Самый первый опрос, выполненный вскоре после распада СССР, показал, что в составе населения бывшей РСФСР есть порядка 20‑35 процентов людей, которые могли бы стать социальной базой для формирования среднего класса. Они, как подавляющее большинство населения, в то время были заняты в государственном секторе, но при этом обладали квалификационными и, если можно так сказать, когнитивными ресурсами, а также, что еще важнее, ориентациями на более высокий уровень субъектности и независимости от государства (идеологической, ресурсной и так далее). По нарастающей шла автономизация труда: молодые отечественные предприниматели (для зарубежных коллег они были представителями «старых средних классов») все делали на свой страх и риск, подчас не сообразуясь с законами. Компании и предприятия находились в поиске активных сотрудников, способных влиять на принятие решений и завоевывать новые рынки. К 1997 году новая социальная структура общества начала кристаллизоваться, но парадоксальным образом: по мере ее «окостенения» наблюдалось сокращение того, что можно было бы охарактеризовать как радиус субъектности — уровень участия рядовых сотрудников и даже управленцев среднего звена в принятии решений. Власть в этом смысле уходила из рук вчерашних бенефициаров 1990‑х, она монополизировалась некоторыми группами лиц (руководителями предприятий, регионов и т. д.). По итогам опроса 1997 года мы смогли выделить сравнительно небольшую прослойку респондентов, которые сохранили относительную автономию и самостоятельность в принятии решений, составлявшую на тот момент около 10 процентов граждан. Наша гипотеза состояла в том, что по мере развития рыночной экономики эта прослойка будет расширяться и станет заметной силой в отечестве.

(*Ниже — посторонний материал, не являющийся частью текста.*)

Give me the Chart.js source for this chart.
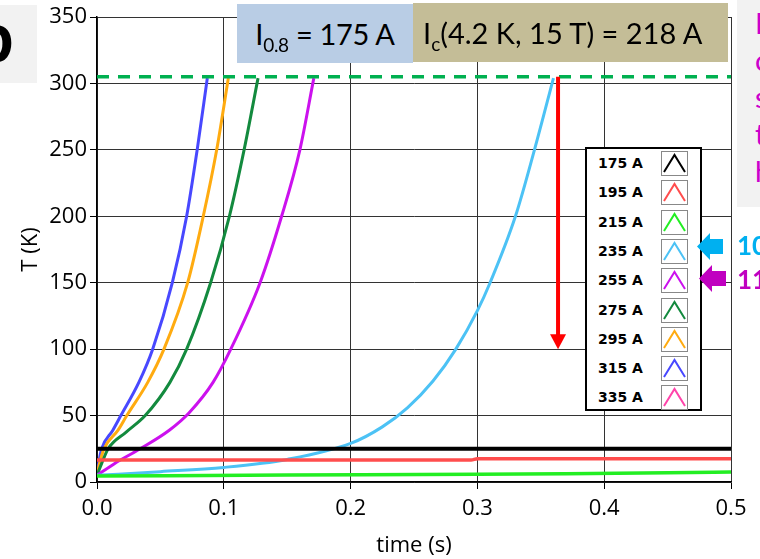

Парадоксально (и это одно из открытий, которые сделаны в исследовании) — сложившая в тех годах структура оказалась удивительно устойчивой, размер прослойки бенефициаров радикальных реформ, получивших свободу действий и возможность участвовать в принятии решений, кардинально не изменился ни в 2007‑м, ни в 2016‑м. Все те же 10‑15 процентов населения: как будто время остановилось!